Always interesting to see how Buffett is doing, especially in this new 21st century world.
Ignore the headline:
Just look at this bit:
…Buffett said the last eight years or so have been a tough environment for active investors to beat the S&P 500 index. In fact, he told CNBC that Berkshire investment managers Ted Weschler and Todd Combs have trailed the S&P 500 by a “tiny bit” since each joined the company…
However, Buffett pointed out that Combs and Weschler — both former hedge fund managers, and each managing about $13 billion of the Berkshire portfolio — have done better in the market than he has over the same time period.
Maybe I’m reading this wrong, but it does seem that neither Buffett nor two of his investment mangers have even equalled the S&P 500 during the last 8 years.
This is the +/- of BRK/A vs S&P 500 since 2009
The past decade has favored growth style investing and not the value style he is famous for. Four years of underperformance and 3 of just barely beating the S&P.
It’s also difficult for them to move the needle without hitting the “uncertainty principle”. If one of us buys a few thousand shares of the average company, it means a lot to us, but doesn’t affect the stock’s price much. If Berkshire buys a few million shares of one of the modest companies we chat about here - well, come to think of it, there may not be that many shares in existence on some of these companies …
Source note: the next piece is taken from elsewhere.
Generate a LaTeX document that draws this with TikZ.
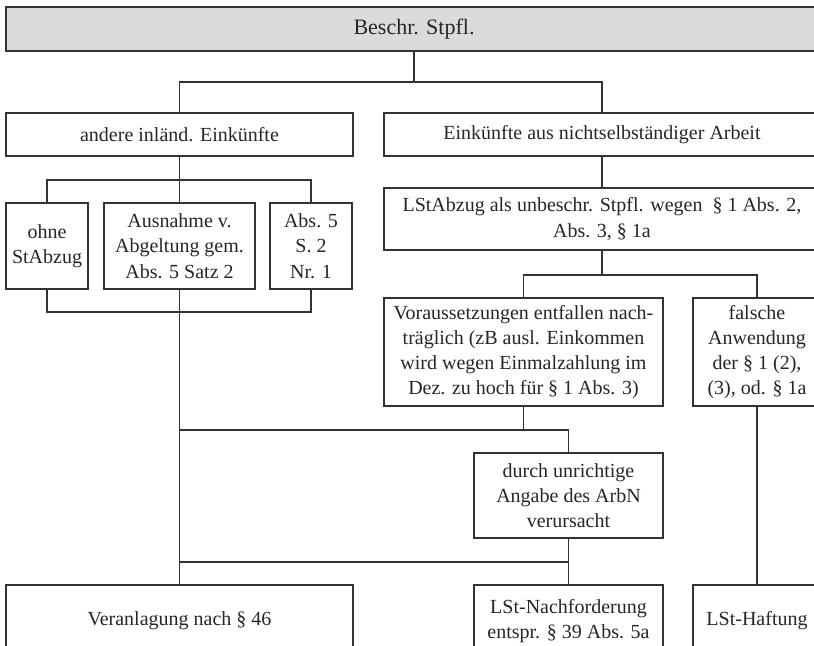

If Berkshire buys a few million shares of one of the modest companies we chat about here - well, come to think of it, there may not be that many shares in existence on some of these companies …
Yeah, there definitely is a law of large numbers at play here. Buffett himself said as much a while back.
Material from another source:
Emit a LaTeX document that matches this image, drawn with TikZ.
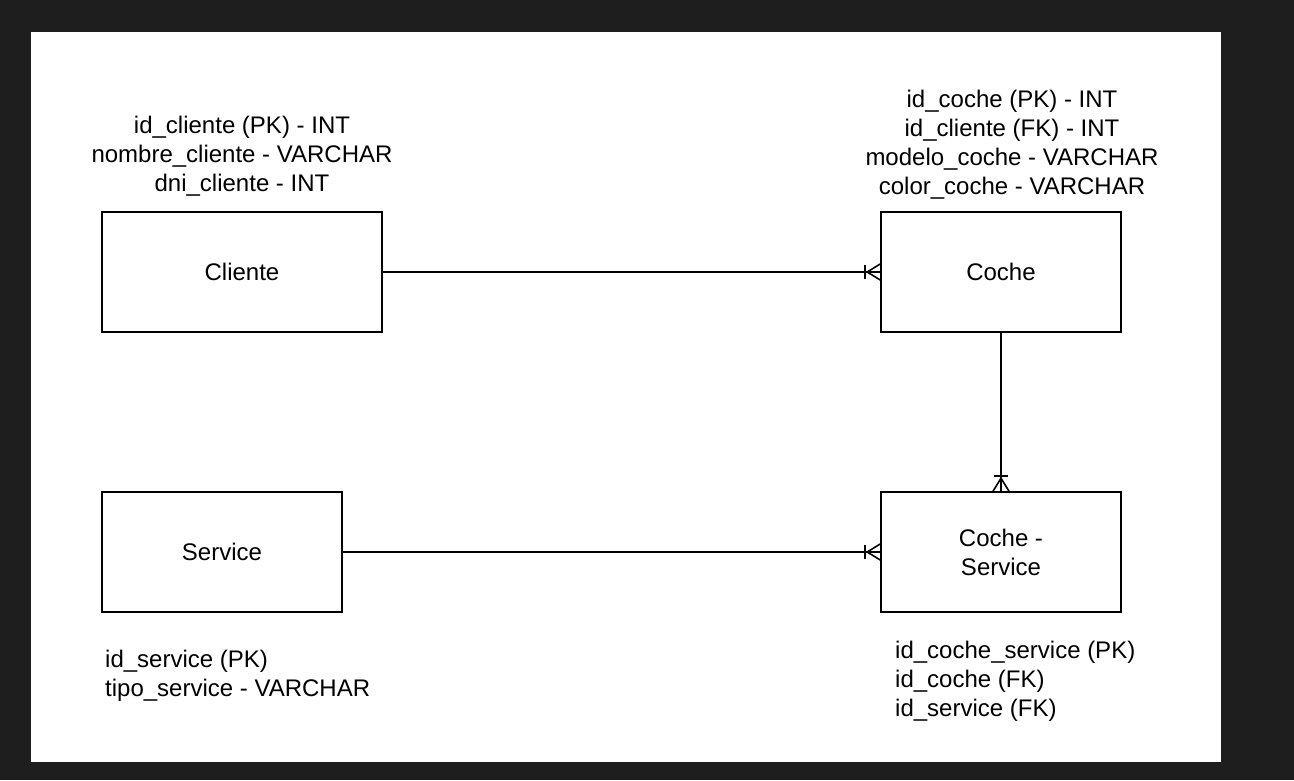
\documentclass[tikz,border=0pt]{standalone}
\usepackage{fontspec}
\setmainfont{Liberation Sans}
\usepackage{tikz}
\definecolor{backdrop}{HTML}{1E1E1E}
\tikzstyle{entity} = [draw=black, line width=1.6pt, fill=white, minimum width=240pt, minimum height=120pt, inner sep=0pt, align=center]
\tikzstyle{attrs} = [inner sep=0pt, font={\fontsize{24}{29}\selectfont}]
\tikzstyle{rel} = [draw=black, line width=1.6pt]

\begin{document}
\begin{tikzpicture}[x=1pt,y=-1pt,font={\fontsize{24}{29}\selectfont}]
  \fill[backdrop] (0,0) rectangle (1294,780);
  \fill[white] (31,32) rectangle (1221,762);
  \useasboundingbox (0,0) rectangle (1294,780);
  % tables
  \node[entity,minimum width=280pt](cliente) at (242,272){Cliente};
  \node[entity](coche) at (1001,272){Coche};
  \node[entity](service) at (222,552){Service};
  \node[entity](cocheservice) at (1001,552){Coche -\\Service};
  % columns
  \node[attrs,align=center](clienteattrs) at (242,156){id\_cliente (PK) - INT\\nombre\_cliente - VARCHAR\\dni\_cliente - INT};
  \node[attrs,align=center](cocheattrs) at (1012,145){id\_coche (PK) - INT\\id\_cliente (FK) - INT\\modelo\_coche - VARCHAR\\color\_coche - VARCHAR};
  \node[attrs,align=left,anchor=west](serviceattrs) at (105,676){id\_service (PK)\\tipo\_service - VARCHAR};
  \node[attrs,align=left,anchor=west](cocheserviceattrs) at (895,681){id\_coche\_service (PK)\\id\_coche (FK)\\id\_service (FK)};
  % relations
  \draw[rel](cliente.east)--(coche.west);
  \draw[rel]([yshift=-8]coche.west)--([xshift=-13]coche.west)--([yshift=8]coche.west);
  \draw[rel]([xshift=-15,yshift=-7]coche.west)--([xshift=-15,yshift=7]coche.west);
  \draw[rel](service.east)--(cocheservice.west);
  \draw[rel]([yshift=-8]cocheservice.west)--([xshift=-13]cocheservice.west)--([yshift=8]cocheservice.west);
  \draw[rel]([xshift=-15,yshift=-7]cocheservice.west)--([xshift=-15,yshift=7]cocheservice.west);
  \draw[rel](coche.south)--(cocheservice.north);
  \draw[rel]([xshift=-8]cocheservice.north)--([yshift=13]cocheservice.north)--([xshift=8]cocheservice.north);
  \draw[rel]([xshift=-7,yshift=15]cocheservice.north)--([xshift=7,yshift=15]cocheservice.north);
\end{tikzpicture}
\end{document}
While we’re on Buffett, turns out that after buying $2.1B of Oracle in Q3 last year, he sold it all in Q4. He said (https://www.bloomberg.com/news/articles/2019-02-25/buffett-d… ):
“I’ve followed it from the standpoint of reading about it, but I felt I didn’t understand the business,” Buffett said Monday in an interview on CNBC. “Then after I started buying it, I felt I still don’t understand the business. I actually changed my mind in terms of understanding it…Oracle is a great business, but I don’t think, particularly after my experience with IBM, I don’t think I understand exactly where the cloud is going.”
There’s no denying what Buffett has accomplished, but the world he knew has changed. It’s not just IBM or Oracle, looks at what has just happened with Kraft Heinz. I read an article saying the brands are “Cuban Missile Crises brands” - the brands that you’d stock in your fallout shelter back in the day (if you have to Google “Cuban Missile Crises” or “fallout shelter” you’re young enough to have made my point).